Who can file a class action
A class action gets filed by one or a few named plaintiffs, called class representatives, who stand in for everyone else with the same claim. You do not need thousands of people signed up first. You need a representative whose claim is typical of the group and a lawyer willing to take the case.
The court decides whether the rest of the affected people become part of the class. In most damages cases, the class is "opt-out": everyone who fits the definition is included unless they formally remove themselves. That is why you sometimes get a postcard saying you are part of a settlement you never signed up for.
Common triggers for a class action include:
- A data breach exposing customer records, which has its own specialty of data breach class action attorneys
- A defective product that injured or overcharged many buyers
- Wage and hour violations across a company's workforce
- Securities fraud that moved a stock price and burned shareholders
- Deceptive advertising or hidden fees charged to a large customer base
Real class action examples
A few well-known cases show the range:
- Volkswagen "Dieselgate" (2016). Owners of vehicles with emissions-cheating software shared a settlement that topped $14 billion, one of the largest in US consumer history.
- Equifax data breach (2019). A breach exposing about 147 million people led to a settlement of up to $700 million covering credit monitoring and cash payments.
- Tobacco litigation. Decades of class and aggregated claims reshaped how an entire industry markets and discloses risk.
Each of these started with a handful of named plaintiffs and a firm willing to carry the cost for years.
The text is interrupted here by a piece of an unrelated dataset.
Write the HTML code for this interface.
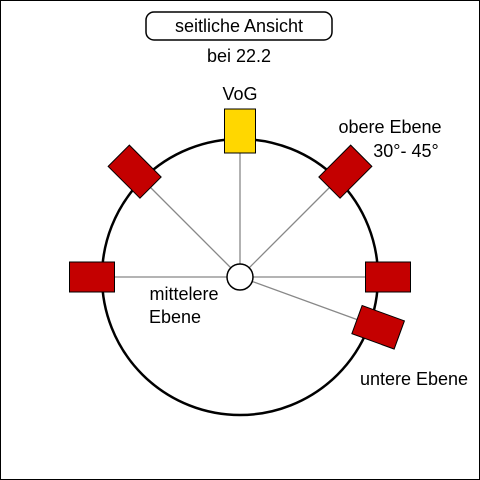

Why companies track class action attorneys
Legal technology vendors, e-discovery providers, expert witness firms, and litigation funders all sell into class action practices. The problem is finding them. A generic "lawyers" list mixes a solo estate planner in with a partner running nine-figure consumer cases. Lexica segments attorneys by practice area, including class action, so a team selling document-review software or expert services reaches the firms that actually run these cases. Every contact is checked against state bar records for active license status before delivery.
Frequently Asked Questions
What is a class action lawyer?
A class action lawyer represents a group of people harmed the same way by the same defendant in a single lawsuit. Instead of each person suing separately, the lawyer combines the claims so a court decides the shared questions once. Most work for plaintiffs on contingency and only get paid if they win or settle.
How much does a class action lawyer charge?
Plaintiffs usually pay nothing up front. The lawyer is paid from the recovery, and a judge approves the amount. Courts commonly award 20% to 33% of the settlement fund, or set the fee by the lodestar method: hours worked times a reasonable rate, with a possible risk multiplier of 1.0x to 3.0x.
Who can file a class action lawsuit?
One or a few named plaintiffs, called class representatives, file on behalf of everyone with the same claim. You do not need a large group signed up first. The court then decides whether the rest of the affected people are included, usually on an opt-out basis.
What are common class action lawsuit examples?
Data breaches, defective products, hidden bank or service fees, wage and hour violations, securities fraud, and deceptive advertising. The Volkswagen emissions settlement topped $14 billion. The Equifax breach settlement reached up to $700 million.
What is a data breach class action attorney?
A class action lawyer who focuses on cases where a company's security failure exposed customer data. They sue on behalf of affected users for damages, credit monitoring, or statutory penalties. The Equifax breach is a leading example of this work.
Do I pay if the class action loses?
No. In a contingency arrangement the firm fronts the costs and absorbs them if the case loses. Class members who take no action are not billed for attorney fees or expenses.